You all know that I don’t really do the whole Throwback Thursday thing, but I’m throwing it back to this weekend when I whipped up some amazing chocolate molten lava cakes.
Chocolate cake + molten center = a happy Grad School Foodie
And this recipe by Emeril Lagasse is super simple to whip up!
It starts with a bunch of ramekins that are liberally greased with butter and flour.
I actually used baking spray (because I’m lazy) and the cakes didn’t come out of the ramekins easily (very frustration). Please don’t be like me… butter and flour them (well)!
The chocolate mixture of this cake is super simple.
Butter, powdered sugar, some heavy cream, and semi-sweet chocolate chips (Emeril uses bittersweet, so use whatever your heart desires!). Yum, yum, yum! They get melted slowly over a double boiler until the chocolate and butter melts.
Perfection. Please resist the urge to grab a spoon and dig in as it cools. And can you please marvel how shiny this chocolate is? You can see my kitchen curtains in it!
Now we just need to whip up the “cake” part of these babies and then it’s time to bake!
In the bowl of a stand mixer, combine eggs, egg yolks, sugar, salt, and vanilla. Whip the mixture on medium-high speed until it becomes light, pale yellow, and forms thick ribbons.
Sift in some flour.
Fold in the cooled chocolate mixture…
… and portion them into the ramekins. The recipe says that it makes 4 cakes but I think it actually depends on what size ramekin you used.
For me, this recipe makes four ½ cup ramekins, one 1-½ cup ramekins, and one size-undetermined heart-shaped ramekin. So I really can’t say how many cakes this will make – it’s totally individual to you!
Then all you need to do is bake in a 450 degree oven for 10-12 minutes.
And then dig in!
Chocolate Molten Lava Cakes
1 stick of unsalted butter
1 cup semi-sweet chocolate chips
2 tablespoons heavy cream
2 tablespoons powdered sugar
2 egg yolks
¼ cup granulated sugar
1 teaspoon vanilla extract
⅛ teaspoon of table salt
2 tablespoons all-purpose flour
Butter and flour to grease the ramekins
- Pre-heat your oven to 450°. Grease and flour your ramekins very well and place them on a baking sheet.
- In a double boiler (a glass bowl set over a pan of simmering water), melt butter, chocolate, heavy cream, and powdered sugar together – stir continuously until the mixture is smooth and glossy. Remove the chocolate mixture from the heat to cool.
- In the bowl of a stand mixer, add eggs, egg yolks, sugar, vanilla, and salt. Whip on medium-high speed until the mixture becomes light, pale yellow, and thick ribbons form – about 3 minutes.
- Sift in the flour into the egg mixture – fold to combine. Add in the cooled chocolate mixture and fold in gently.
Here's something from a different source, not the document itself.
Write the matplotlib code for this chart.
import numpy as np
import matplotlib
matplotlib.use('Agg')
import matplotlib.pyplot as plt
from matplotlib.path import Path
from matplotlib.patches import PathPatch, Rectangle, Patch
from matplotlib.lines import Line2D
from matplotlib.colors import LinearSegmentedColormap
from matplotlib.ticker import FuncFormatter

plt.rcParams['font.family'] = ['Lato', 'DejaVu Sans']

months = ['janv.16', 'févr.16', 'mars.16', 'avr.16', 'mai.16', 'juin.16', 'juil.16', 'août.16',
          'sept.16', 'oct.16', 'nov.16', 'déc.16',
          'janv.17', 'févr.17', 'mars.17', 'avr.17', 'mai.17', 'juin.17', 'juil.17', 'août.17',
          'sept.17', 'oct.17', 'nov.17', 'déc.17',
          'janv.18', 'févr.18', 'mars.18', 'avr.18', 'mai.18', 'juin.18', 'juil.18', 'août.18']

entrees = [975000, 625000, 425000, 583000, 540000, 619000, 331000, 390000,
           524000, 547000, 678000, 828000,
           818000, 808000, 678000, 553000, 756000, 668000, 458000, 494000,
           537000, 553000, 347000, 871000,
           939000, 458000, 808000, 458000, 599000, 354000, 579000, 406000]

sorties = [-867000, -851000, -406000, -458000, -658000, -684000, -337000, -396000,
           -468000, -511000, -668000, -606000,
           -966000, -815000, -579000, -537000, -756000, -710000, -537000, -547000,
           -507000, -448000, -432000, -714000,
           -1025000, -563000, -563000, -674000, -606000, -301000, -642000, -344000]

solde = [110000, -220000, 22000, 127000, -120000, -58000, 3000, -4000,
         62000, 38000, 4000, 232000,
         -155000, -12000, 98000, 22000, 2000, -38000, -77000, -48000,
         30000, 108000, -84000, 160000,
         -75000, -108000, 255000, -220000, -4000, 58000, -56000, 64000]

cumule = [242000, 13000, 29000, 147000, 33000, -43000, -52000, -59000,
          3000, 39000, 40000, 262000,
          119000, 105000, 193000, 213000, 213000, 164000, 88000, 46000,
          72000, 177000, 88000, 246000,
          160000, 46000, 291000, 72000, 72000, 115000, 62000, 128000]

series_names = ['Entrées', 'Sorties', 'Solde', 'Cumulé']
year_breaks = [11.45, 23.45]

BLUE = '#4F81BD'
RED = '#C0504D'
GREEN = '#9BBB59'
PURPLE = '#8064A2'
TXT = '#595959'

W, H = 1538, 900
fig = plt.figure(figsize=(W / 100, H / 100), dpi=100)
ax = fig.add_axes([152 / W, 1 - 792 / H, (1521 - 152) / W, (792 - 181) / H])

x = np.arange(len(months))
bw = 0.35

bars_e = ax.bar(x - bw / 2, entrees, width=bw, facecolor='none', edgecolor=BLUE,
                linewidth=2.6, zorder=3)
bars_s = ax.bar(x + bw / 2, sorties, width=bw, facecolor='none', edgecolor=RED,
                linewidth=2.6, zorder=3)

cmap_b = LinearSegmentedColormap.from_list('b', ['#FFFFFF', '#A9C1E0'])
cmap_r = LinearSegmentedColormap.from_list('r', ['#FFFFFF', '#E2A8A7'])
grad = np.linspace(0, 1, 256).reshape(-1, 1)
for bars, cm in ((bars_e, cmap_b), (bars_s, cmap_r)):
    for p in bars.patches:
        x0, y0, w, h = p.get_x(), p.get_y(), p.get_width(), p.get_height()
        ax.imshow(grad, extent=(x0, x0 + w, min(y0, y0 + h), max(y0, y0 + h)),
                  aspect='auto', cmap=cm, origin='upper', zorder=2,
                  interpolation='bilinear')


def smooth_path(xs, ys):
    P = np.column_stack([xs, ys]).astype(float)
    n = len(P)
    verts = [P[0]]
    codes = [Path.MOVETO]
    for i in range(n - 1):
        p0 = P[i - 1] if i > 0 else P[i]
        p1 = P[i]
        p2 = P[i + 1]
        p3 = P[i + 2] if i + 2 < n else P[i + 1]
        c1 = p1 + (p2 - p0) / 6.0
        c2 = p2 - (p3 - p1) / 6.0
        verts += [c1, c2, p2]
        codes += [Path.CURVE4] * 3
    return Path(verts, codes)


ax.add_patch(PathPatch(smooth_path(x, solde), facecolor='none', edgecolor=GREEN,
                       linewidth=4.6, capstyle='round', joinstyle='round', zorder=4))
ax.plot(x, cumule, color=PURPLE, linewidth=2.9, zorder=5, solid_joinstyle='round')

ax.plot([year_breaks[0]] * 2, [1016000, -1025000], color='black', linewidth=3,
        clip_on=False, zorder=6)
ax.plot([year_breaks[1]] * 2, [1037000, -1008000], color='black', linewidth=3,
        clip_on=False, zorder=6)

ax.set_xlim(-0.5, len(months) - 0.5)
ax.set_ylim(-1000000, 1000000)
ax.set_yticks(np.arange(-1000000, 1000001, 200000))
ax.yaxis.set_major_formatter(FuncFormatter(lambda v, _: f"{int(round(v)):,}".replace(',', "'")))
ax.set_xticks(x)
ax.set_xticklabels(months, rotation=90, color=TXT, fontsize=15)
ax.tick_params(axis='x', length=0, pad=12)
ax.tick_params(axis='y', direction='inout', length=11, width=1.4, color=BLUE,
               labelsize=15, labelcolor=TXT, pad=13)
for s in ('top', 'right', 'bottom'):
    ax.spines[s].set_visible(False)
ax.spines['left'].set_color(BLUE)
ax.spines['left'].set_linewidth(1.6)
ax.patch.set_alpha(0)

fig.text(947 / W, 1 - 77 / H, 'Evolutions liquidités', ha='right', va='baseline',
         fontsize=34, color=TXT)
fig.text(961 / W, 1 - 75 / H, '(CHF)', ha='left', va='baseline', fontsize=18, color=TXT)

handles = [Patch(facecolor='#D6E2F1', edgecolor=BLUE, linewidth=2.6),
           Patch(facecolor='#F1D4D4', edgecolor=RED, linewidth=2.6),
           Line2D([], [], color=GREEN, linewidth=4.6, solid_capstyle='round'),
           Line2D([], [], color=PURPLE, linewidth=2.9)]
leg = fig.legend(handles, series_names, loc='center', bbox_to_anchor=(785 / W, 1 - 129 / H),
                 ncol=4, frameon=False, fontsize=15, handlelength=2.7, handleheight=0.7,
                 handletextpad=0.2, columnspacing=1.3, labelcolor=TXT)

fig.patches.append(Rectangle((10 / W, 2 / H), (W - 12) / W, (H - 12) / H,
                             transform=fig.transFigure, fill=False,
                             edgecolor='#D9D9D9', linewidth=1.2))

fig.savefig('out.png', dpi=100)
- Divide the batter between each ramekin. Place ramekins into the oven and bake for 10-12 minutes, until the sides and top are just set but still soft. Remove from the oven and let them cool slightly before unmolding onto a plate.
Serve the cakes by themselves or with a dollop of slightly sweetened whipped cream.
Recipe slightly adapted from Emeril Lagasse.